Kierowca najechał na stojące przed nim auto marki Citroen C4 i wbił go w naczepę pojazdu ciężarowego marki DAF, stojącego przed citroenem. Na skutek wciśnięcia pojazdu osobowego na miejscu zmarła kierująca pojazdem Dorota D. (49 l.) oraz pasażerka Regina D. (80 l.). Podróżujący razem z kobietami 9-letni Alec D. doznał ciężkiego uszczerbku na zdrowiu i został przetransportowany helikopterem do szpitala w Olsztynie. W nocy 25/26 czerwca 2019 r. chłopiec zmarł.
Kierowca nie przyznał się
Podczas przesłuchania podejrzany Wiesław P. nie przyznał się do popełnienia zarzucanego mu czynu i złożył obszerne wyjaśnienia.
26 czerwca 2019 roku Sąd Rejonowy w Ostrołęce na wniosek Prokuratury Rejonowej w Ostrołęce zastosował wobec podejrzanego środek zapobiegawczy w postaci tymczasowego aresztowania na okres trzech miesięcy.
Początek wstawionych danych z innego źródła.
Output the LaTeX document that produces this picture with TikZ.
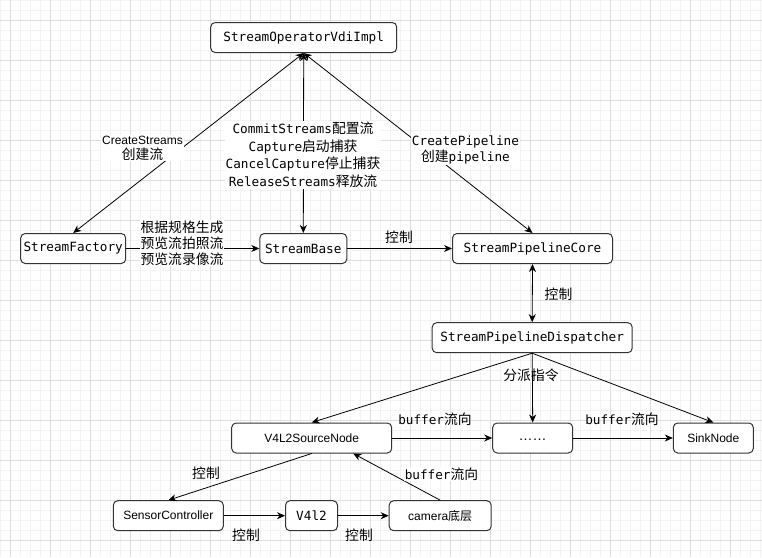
\documentclass[tikz,border=0pt]{standalone}
\usepackage{fontspec}
\setmainfont{Liberation Sans}
\newfontfamily\monof{DejaVu Sans Mono}
\newfontfamily\cjkf{Noto Sans CJK SC}
\usetikzlibrary{arrows.meta,calc}
\newcommand\zh[1]{{\cjkf\fontsize{13.8}{16}\selectfont #1}}
\newcommand\zhs[1]{{\cjkf\fontsize{12}{15}\selectfont #1}}
\definecolor{gridminor}{HTML}{F3F3F3}
\definecolor{gridmajor}{HTML}{DEDEDE}
\definecolor{boxline}{HTML}{333333}
\tikzset{
  box/.style={draw=boxline, line width=1pt, rounded corners=4.5pt, fill=white,
    minimum height=30pt, inner sep=0pt, text=black},
  mbox/.style={box, font=\monof\fontsize{12.7}{15}\selectfont},
  sbox/.style={box, font=\fontsize{12}{15}\selectfont},
  tip/.tip={Stealth[length=8pt,width=7pt,inset=2.5pt]},
  conn/.style={draw=black, line width=0.8pt, -tip},
  both/.style={draw=black, line width=0.8pt, tip-tip},
  lbl/.style={font=\monof\fontsize{12.7}{16}\selectfont, align=center, inner sep=1pt, text=black},
  wlbl/.style={lbl, fill=white},
}
\begin{document}
\begin{tikzpicture}[x=1pt,y=-1pt]
\useasboundingbox (0,0) rectangle (762,557);
\fill[white] (0,0) rectangle (762,557);
\foreach \x in {0,10,...,760} \draw[gridminor, line width=0.8pt] (\x,0) -- (\x,557);
\foreach \y in {0,10,...,550} \draw[gridminor, line width=0.8pt] (0,\y) -- (762,\y);
\foreach \x in {10,50,...,730} \draw[gridmajor, line width=0.9pt] (\x,0) -- (\x,557);
\foreach \y in {20,60,...,540} \draw[gridmajor, line width=0.9pt] (0,\y) -- (762,\y);

% nodes
\node[mbox, minimum width=186pt] (impl) at (303.7,37.5) {StreamOperatorVdiImpl};
\node[mbox, minimum width=105pt] (fac) at (73.2,248.5) {StreamFactory};
\node[mbox, minimum width=87pt] (base) at (303.3,248.5) {StreamBase};
\node[mbox, minimum width=160pt] (core) at (532.5,248.5) {StreamPipelineCore};
\node[mbox, minimum width=200pt] (disp) at (532.2,337.7) {StreamPipelineDispatcher};
\node[sbox, minimum width=160pt] (src) at (311.7,438) {V4L2SourceNode};
\node[sbox, minimum width=80pt] (dots) at (532.7,438) {\raisebox{-4pt}{\fontsize{14}{15}\selectfont ……}};
\node[sbox, minimum width=80pt] (sink) at (713.3,438) {SinkNode};
\node[sbox, minimum width=110pt] (sensor) at (168.3,515.7) {SensorController};
\node[mbox, minimum width=52pt] (v4l2) at (311.5,515.7) {V4l2};
\node[sbox, minimum width=102pt] (cam) at (440.2,515.7) {camera\zhs{底层}};

% connectors
\draw[both] (fac.north) -- (impl.south);
\draw[both] (base.north) -- (impl.south);
\draw[both] (core.north) -- (impl.south);
\draw[conn] (fac.east) -- (base.west);
\draw[conn] (base.east) -- (core.west);
\draw[both] (core.south) -- (disp.north);
\draw[conn] (disp.south) -- (src.north);
\draw[conn] (disp.south) -- (sink.north);
\node[wlbl] (ldisp) at (531,375) {\zh{分派指令}};
\draw[conn] (disp.south) -- (dots.north);
\draw[conn] (src.east) -- (dots.west);
\draw[conn] (dots.east) -- (sink.west);
\draw[conn] (src.south) -- (sensor.north);
\draw[conn] (sensor.east) -- (v4l2.west);
\draw[conn] (v4l2.east) -- (cam.west);
\coordinate (srcb) at ($(src.south)+(41.5,0)$);
\draw[conn] (cam.north) -- (srcb);

% labels
\node[wlbl, font=\fontsize{12}{15}\selectfont] (lcs) at (142.5,148) {CreateStreams\\\zh{创建流}};
\node[wlbl, font=\monof\fontsize{12.7}{17.5}\selectfont] (lops) at (303,155)
  {CommitStreams\zh{配置流}\\Capture\zh{启动捕获}\\CancelCapture\zh{停止捕获}\\ReleaseStreams\zh{释放流}};
\node[wlbl] (lcp) at (465.5,150) {CreatePipeline\\\zh{创建}pipeline};
\node[wlbl, font=\monof\fontsize{12.7}{16}\selectfont] (lgen) at (182,243)
  {\zh{根据规格生成}\\\zh{预览流拍照流}\\\zh{预览流录像流}};
\node[lbl] (lc1) at (399,237) {\zh{控制}};
\node[lbl] (lc2) at (558.5,294) {\zh{控制}};
\node[lbl] (lb1) at (435,419) {buffer\zh{流向}};
\node[lbl] (lb2) at (622,419) {buffer\zh{流向}};
\node[wlbl] (lb3) at (441.5,474) {buffer\zh{流向}};
\node[lbl] (lc3) at (206,473) {\zh{控制}};
\node[lbl] (lc4) at (246,535) {\zh{控制}};
\node[lbl] (lc5) at (359,535) {\zh{控制}};
\end{tikzpicture}
\end{document}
Jak doszło do wypadku? WIDEO
Do wypadku doszło 24 czerwca, na drodze krajowej nr 53, około godz. 11.00, na pasie w kierunku Olsztyna.
Citroen, którym podróżowały trzy osoby (9-letni chłopiec, jego matka i babcia) dostał się między dwa pojazdy ciężarowe.
Zapis kamery umieszczonej na pobliskiej posesji pokazuje przebieg zdarzenia.
Kobiety jechały z dzieckiem na Mazury, do ośrodka wypoczynkowego.